Given request: Which lines in the records below contain the word "this"? Copy each of them.

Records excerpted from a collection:
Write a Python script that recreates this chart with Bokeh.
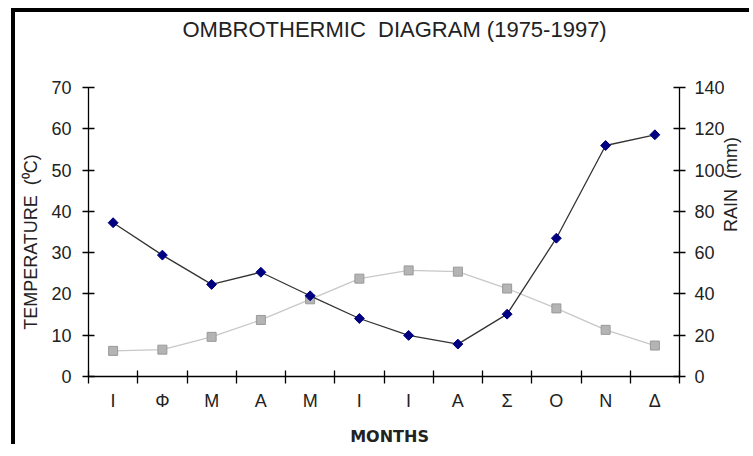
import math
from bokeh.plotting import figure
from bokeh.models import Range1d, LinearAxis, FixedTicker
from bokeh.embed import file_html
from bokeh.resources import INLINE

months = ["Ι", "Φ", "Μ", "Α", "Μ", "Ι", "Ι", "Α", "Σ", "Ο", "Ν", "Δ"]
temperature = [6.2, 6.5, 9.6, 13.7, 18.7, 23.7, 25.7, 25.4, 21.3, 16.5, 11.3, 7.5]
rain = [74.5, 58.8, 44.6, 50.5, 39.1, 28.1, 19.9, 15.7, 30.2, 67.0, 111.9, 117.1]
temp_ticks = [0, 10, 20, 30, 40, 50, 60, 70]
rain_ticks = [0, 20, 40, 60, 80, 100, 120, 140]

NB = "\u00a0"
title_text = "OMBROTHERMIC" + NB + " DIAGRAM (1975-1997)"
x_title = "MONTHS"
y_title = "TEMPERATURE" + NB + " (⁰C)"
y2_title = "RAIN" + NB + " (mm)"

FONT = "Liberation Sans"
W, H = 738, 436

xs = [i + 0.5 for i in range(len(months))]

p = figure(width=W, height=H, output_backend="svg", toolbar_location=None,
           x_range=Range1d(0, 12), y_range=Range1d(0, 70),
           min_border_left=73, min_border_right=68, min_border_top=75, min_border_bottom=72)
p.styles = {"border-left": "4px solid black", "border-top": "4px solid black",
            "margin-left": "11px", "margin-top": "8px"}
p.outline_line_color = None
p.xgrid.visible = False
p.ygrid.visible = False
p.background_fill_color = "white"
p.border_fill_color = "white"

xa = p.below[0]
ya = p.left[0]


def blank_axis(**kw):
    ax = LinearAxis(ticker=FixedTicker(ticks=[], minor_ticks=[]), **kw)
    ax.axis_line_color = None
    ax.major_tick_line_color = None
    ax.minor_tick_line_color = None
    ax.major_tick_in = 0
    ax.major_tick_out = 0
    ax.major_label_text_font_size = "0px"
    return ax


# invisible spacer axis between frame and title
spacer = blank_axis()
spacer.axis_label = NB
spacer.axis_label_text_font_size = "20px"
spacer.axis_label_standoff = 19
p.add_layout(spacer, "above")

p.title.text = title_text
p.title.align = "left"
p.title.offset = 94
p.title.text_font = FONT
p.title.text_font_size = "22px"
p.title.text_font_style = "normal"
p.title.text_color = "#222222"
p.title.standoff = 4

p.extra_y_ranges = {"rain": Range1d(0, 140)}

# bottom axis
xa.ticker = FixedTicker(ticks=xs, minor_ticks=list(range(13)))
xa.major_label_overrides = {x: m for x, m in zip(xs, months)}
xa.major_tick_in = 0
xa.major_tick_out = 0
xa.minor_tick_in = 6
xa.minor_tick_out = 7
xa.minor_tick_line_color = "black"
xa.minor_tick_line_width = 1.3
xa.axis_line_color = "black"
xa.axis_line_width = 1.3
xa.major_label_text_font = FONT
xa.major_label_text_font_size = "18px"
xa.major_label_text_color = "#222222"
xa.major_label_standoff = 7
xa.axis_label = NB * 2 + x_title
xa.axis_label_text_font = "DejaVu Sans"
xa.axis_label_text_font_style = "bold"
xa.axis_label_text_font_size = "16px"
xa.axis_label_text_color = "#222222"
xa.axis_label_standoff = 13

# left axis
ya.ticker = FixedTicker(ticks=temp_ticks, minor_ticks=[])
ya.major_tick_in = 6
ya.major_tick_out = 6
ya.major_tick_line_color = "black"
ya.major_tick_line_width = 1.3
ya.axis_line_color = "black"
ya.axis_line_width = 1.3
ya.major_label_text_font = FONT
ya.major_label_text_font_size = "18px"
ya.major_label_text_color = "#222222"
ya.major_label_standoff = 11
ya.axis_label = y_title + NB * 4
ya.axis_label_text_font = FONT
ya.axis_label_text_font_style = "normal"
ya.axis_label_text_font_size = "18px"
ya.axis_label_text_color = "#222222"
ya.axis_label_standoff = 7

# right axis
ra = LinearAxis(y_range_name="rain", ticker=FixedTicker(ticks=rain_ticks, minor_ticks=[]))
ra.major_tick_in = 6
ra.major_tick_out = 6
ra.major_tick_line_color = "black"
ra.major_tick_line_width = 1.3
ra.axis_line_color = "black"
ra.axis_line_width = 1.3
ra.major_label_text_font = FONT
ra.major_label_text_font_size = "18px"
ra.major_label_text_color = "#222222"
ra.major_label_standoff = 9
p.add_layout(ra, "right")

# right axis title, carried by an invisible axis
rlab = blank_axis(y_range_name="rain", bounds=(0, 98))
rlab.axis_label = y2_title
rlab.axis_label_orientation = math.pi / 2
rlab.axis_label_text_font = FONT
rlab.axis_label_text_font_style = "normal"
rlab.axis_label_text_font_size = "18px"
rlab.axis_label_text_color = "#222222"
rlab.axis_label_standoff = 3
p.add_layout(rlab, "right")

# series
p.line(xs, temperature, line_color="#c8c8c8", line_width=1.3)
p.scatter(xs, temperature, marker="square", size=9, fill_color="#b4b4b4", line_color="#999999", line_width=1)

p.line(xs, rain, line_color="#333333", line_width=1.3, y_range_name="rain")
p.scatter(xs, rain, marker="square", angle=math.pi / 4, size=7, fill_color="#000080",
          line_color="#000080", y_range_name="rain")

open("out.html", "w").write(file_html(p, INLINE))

---

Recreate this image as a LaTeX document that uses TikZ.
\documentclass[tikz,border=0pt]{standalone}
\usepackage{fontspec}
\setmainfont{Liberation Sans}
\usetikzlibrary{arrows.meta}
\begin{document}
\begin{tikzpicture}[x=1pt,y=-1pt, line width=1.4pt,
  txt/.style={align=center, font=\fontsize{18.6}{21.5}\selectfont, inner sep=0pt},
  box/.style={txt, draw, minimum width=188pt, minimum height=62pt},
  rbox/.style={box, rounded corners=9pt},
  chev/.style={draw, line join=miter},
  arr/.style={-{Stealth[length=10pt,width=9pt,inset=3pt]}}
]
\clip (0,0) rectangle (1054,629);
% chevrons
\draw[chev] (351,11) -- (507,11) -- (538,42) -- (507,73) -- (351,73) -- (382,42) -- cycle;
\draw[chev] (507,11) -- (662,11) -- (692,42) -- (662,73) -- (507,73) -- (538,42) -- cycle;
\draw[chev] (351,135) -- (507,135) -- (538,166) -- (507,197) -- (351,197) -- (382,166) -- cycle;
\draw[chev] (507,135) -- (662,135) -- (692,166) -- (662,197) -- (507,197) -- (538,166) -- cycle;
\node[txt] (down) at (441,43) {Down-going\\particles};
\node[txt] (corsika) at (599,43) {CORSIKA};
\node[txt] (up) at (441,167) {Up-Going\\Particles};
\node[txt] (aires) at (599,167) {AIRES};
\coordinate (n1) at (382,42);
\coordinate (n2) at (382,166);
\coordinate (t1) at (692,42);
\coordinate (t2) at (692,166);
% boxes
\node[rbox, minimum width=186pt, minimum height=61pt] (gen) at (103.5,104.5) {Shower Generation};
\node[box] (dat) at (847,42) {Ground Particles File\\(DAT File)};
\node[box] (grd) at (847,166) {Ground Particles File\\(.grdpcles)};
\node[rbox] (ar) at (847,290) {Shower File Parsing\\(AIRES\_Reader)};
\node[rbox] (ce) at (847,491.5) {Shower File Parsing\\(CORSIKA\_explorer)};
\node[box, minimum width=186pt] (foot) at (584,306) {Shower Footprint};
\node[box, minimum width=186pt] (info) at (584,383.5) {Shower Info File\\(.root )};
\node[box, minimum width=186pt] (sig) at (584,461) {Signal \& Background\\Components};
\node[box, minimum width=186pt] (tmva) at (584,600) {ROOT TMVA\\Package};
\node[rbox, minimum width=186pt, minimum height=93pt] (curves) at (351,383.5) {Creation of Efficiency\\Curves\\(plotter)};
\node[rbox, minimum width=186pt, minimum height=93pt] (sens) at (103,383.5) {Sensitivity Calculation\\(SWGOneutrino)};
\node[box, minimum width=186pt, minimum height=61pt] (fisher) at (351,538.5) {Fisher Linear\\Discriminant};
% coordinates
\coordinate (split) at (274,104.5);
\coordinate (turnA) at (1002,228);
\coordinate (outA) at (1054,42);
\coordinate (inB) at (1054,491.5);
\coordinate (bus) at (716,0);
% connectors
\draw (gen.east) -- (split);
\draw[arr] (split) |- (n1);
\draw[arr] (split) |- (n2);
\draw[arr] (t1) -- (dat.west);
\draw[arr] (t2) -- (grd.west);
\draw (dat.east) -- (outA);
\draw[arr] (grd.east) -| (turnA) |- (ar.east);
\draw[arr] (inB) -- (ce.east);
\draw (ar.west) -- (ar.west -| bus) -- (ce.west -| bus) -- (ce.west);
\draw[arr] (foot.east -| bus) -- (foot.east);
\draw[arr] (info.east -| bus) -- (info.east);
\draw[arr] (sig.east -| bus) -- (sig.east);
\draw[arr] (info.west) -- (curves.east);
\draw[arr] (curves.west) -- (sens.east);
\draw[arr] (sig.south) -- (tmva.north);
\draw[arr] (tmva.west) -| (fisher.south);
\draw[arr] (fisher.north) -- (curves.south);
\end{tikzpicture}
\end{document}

Output of the exercise:
Write a Python script that recreates this chart with Bokeh.
Recreate this image as a LaTeX document that uses TikZ.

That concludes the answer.